* _What you need to do_:
Reproduce the data in its entirety, exactly as supplied.

* _Data block_:
○ ○ ○ ○ ○

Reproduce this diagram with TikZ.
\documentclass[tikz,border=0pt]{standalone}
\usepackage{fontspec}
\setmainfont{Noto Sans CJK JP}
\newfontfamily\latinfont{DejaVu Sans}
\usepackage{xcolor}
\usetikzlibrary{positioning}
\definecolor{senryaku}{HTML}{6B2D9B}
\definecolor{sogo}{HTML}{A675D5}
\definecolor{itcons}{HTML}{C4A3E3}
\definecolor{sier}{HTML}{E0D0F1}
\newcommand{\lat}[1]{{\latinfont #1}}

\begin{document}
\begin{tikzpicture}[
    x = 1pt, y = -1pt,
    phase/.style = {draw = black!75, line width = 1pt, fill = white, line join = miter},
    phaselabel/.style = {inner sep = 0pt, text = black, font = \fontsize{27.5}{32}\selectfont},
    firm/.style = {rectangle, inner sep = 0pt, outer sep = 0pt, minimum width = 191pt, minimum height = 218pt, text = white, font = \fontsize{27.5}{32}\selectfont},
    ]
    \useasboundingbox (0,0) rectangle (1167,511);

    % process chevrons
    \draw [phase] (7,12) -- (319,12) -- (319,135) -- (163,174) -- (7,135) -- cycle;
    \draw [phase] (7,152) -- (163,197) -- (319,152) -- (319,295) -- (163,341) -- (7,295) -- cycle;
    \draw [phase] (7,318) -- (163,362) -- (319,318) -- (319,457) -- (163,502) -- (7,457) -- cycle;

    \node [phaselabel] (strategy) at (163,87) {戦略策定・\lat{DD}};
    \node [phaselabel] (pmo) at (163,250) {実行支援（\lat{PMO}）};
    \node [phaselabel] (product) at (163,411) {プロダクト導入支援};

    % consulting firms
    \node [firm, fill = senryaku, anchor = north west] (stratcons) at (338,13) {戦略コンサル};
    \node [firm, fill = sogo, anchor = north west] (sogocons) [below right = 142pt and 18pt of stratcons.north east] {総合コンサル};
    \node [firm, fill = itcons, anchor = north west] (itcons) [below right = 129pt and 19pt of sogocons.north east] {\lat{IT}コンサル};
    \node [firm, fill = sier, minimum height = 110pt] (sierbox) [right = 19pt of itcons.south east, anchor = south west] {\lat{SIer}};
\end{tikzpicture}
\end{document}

○ ○ ○ ○ ○

* _Task answer_:
Reproduce this diagram with TikZ.
\documentclass[tikz,border=0pt]{standalone}
\usepackage{fontspec}
\setmainfont{Noto Sans CJK JP}
\newfontfamily\latinfont{DejaVu Sans}
\usepackage{xcolor}
\usetikzlibrary{positioning}
\definecolor{senryaku}{HTML}{6B2D9B}
\definecolor{sogo}{HTML}{A675D5}
\definecolor{itcons}{HTML}{C4A3E3}
\definecolor{sier}{HTML}{E0D0F1}
\newcommand{\lat}[1]{{\latinfont #1}}

\begin{document}
\begin{tikzpicture}[
    x = 1pt, y = -1pt,
    phase/.style = {draw = black!75, line width = 1pt, fill = white, line join = miter},
    phaselabel/.style = {inner sep = 0pt, text = black, font = \fontsize{27.5}{32}\selectfont},
    firm/.style = {rectangle, inner sep = 0pt, outer sep = 0pt, minimum width = 191pt, minimum height = 218pt, text = white, font = \fontsize{27.5}{32}\selectfont},
    ]
    \useasboundingbox (0,0) rectangle (1167,511);

    % process chevrons
    \draw [phase] (7,12) -- (319,12) -- (319,135) -- (163,174) -- (7,135) -- cycle;
    \draw [phase] (7,152) -- (163,197) -- (319,152) -- (319,295) -- (163,341) -- (7,295) -- cycle;
    \draw [phase] (7,318) -- (163,362) -- (319,318) -- (319,457) -- (163,502) -- (7,457) -- cycle;

    \node [phaselabel] (strategy) at (163,87) {戦略策定・\lat{DD}};
    \node [phaselabel] (pmo) at (163,250) {実行支援（\lat{PMO}）};
    \node [phaselabel] (product) at (163,411) {プロダクト導入支援};

    % consulting firms
    \node [firm, fill = senryaku, anchor = north west] (stratcons) at (338,13) {戦略コンサル};
    \node [firm, fill = sogo, anchor = north west] (sogocons) [below right = 142pt and 18pt of stratcons.north east] {総合コンサル};
    \node [firm, fill = itcons, anchor = north west] (itcons) [below right = 129pt and 19pt of sogocons.north east] {\lat{IT}コンサル};
    \node [firm, fill = sier, minimum height = 110pt] (sierbox) [right = 19pt of itcons.south east, anchor = south west] {\lat{SIer}};
\end{tikzpicture}
\end{document}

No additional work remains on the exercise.